Masked men smashed communist-era monuments in Ukraine's second city overnight Friday after the country's pro-Western parliament voted to purge the nation of Soviet symbols and its head of state compared today's Russia to Nazi Germany.
As Kiev and Moscow traded angry barbs in an escalating war of words over their shared history, President Petro Poroshenko likened Russia's support of separatist insurgents in eastern Ukraine to Nazi Germany's actions in Europe in the 1930s.
"What is the difference between the Anschluss of Austria or the occupation of Sudentenland, and the annexation of Crimea or the attempts to tear away Donbass in 2014?" said Poroshenko.
He referred to a swathe of eastern Ukraine captured by separatist rebels operating with Russia's support, according to the West. Moscow denies the allegations of involvement in the insurgency against Kiev.
His harsh tirade ahead of the 70th anniversary of the WWII victory over the Nazis is likely to deeply offend Moscow, which is planning massive May 9 celebrations.
In Kharkiv, where three Soviet-era statues were toppled in the dead of night, an anti-Russian group called "We've Had Enough" posted a video showing the monuments glorifying Bolshevik heroes come smashing to the ground.
The Russian-speaking city of 1.4 million people close to the northeastern border with Russia is about 200 kilometres (120 miles) from the conflict zone in the Donetsk and Lugansk regions, where more than 6,000 people have been killed over the past year.
The video shows the men using a ladder to hook the statues with a cable tied to a white van that pulls away, bringing them down, with the police in one instance looking on without attempting to intervene.
Kharkiv's pro-Russian mayor Gennady Kernes described the night-time raids as "vandalism" and demanded that police "explain why they allow the illegal demolition of monuments."
The attack follows a ban this week on Nazi and communist symbols and names. The pro-Russian Opposition Bloc party, which has 40 of 450 parliamentary seats, said Saturday the legislation was responsible for the destruction in Kharkiv.
The ban, which was rushed through parliament Thursday and must be signed by Poroshenko before coming into force, is stoking tension in the war-divided country of 45 million.
Supporters of the legislation say it will help Ukraine break with its tragic World War II past and with Moscow's domination through most of the 20th century.
Moscow however accuses Ukraine of "rewriting history", and a foreign ministry statement Friday said "Kiev used truly totalitarian methods of liquidating unwanted parties, civic organisations and movements."
Russia said the law would "create divisions" and promote a "nationalist ideology".

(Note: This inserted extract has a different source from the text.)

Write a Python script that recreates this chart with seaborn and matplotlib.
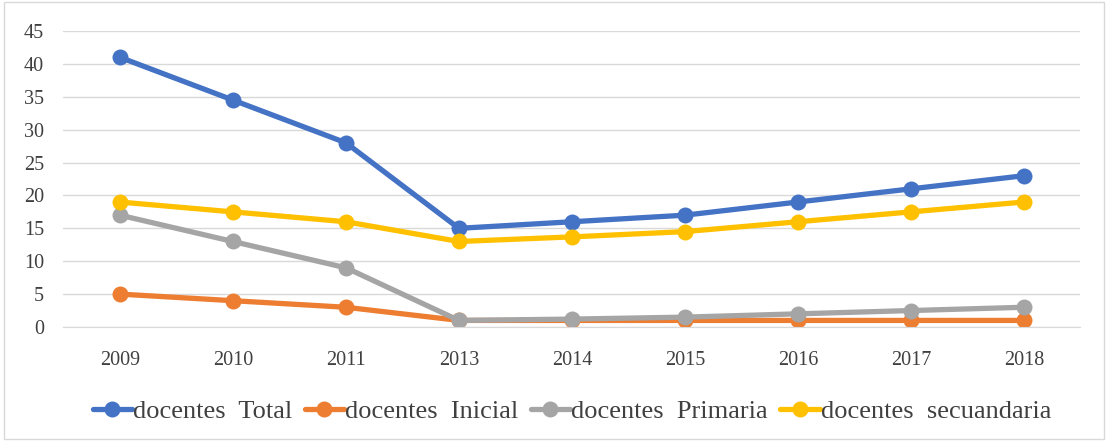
import pandas as pd
import seaborn as sns
import matplotlib.pyplot as plt

# --- Data ---
years = ["2009", "2010", "2011", "2013", "2014", "2015", "2016", "2017", "2018"]
total = [41, 34.5, 28, 15, 16, 17, 19, 21, 23]
inicial = [5, 4, 3, 1, 1, 1, 1, 1, 1]
primaria = [17, 13, 9, 1, 1.2, 1.5, 2, 2.5, 3]
secundaria = [19, 17.5, 16, 13, 13.7, 14.5, 16, 17.5, 19]

series_names = ["docentes  Total", "docentes  Inicial", "docentes  Primaria", "docentes  secuandaria"]
colors = ["#4472C4", "#ED7D31", "#A5A5A5", "#FFC000"]

rows = []
for name, vals in zip(series_names, [total, inicial, primaria, secundaria]):
    for y, v in zip(years, vals):
        rows.append({"year": y, "value": v, "serie": name})
df = pd.DataFrame(rows)

sns.set_style("white")
plt.rcParams["font.family"] = ["Liberation Serif", "DejaVu Serif"]

fig = plt.figure(figsize=(11.08, 4.41), dpi=100)
ax = fig.add_axes([0.0573, 0.2585, 0.9177, 0.6712])

sns.lineplot(data=df, x="year", y="value", hue="serie", palette=colors,
             marker="o", markersize=11.5, markeredgewidth=0, linewidth=3.8,
             sort=False, ax=ax)

ax.set_xlim(-0.5, len(years) - 0.5)
ax.set_ylim(0, 45)
ax.set_yticks(range(0, 50, 5))
ax.yaxis.grid(True, color="#D9D9D9", linewidth=1)
ax.set_axisbelow(True)
for s in ["top", "right", "left"]:
    ax.spines[s].set_visible(False)
ax.spines["bottom"].set_color("#D9D9D9")
ax.tick_params(axis="both", length=0, labelsize=14.5, colors="#404040")
ax.tick_params(axis="x", pad=17)
ax.tick_params(axis="y", pad=14)
ax.set_xlabel("")
ax.set_ylabel("")

ax.legend(loc="center", bbox_to_anchor=(0.5, -0.285), ncol=4, frameon=False,
          fontsize=19, handlelength=1.5, handletextpad=0.05, columnspacing=0.45,
          labelcolor="#404040")

# thin frame around the chart like the Excel chart area
fig.patches.append(plt.Rectangle((0.004, 0.005), 0.992, 0.99, transform=fig.transFigure,
                                 fill=False, edgecolor="#D9D9D9", linewidth=1))

plt.savefig("out.png", dpi=100)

The package of laws bans Soviet flags and means that Soviet-era Lenin statues will have to be removed and streets and town squares renamed across the country of some 45 million.
Historian David Marples at Canada's Alberta University was critical.
"In the West, friends of Ukraine will have a difficult time accepting both the wisdom and timing of such a facile and asinine decree," he said.
"The all-encompassing rejection of any facets of the Soviet legacy is troublesome," Marples wrote. "The Red Army after all removed the Nazi occupation regime from Ukraine in alliance with the Western Powers."
Soviet WWII veterans will be entitled to continue to wear their medals, however, and graves will be left in peace, even if inscribed with the hammer-and-sickle or other Soviet insignia.
Kiev sociologist Andriy Bychenko said the parliament's anti-Soviet drive was in tune with widespread belief that Russia is fuelling the bloody rebellion in the east.
"Feelings towards the symbols of the Soviet Union have become sharply more negative since the beginning of the Russian aggression," he told AFP.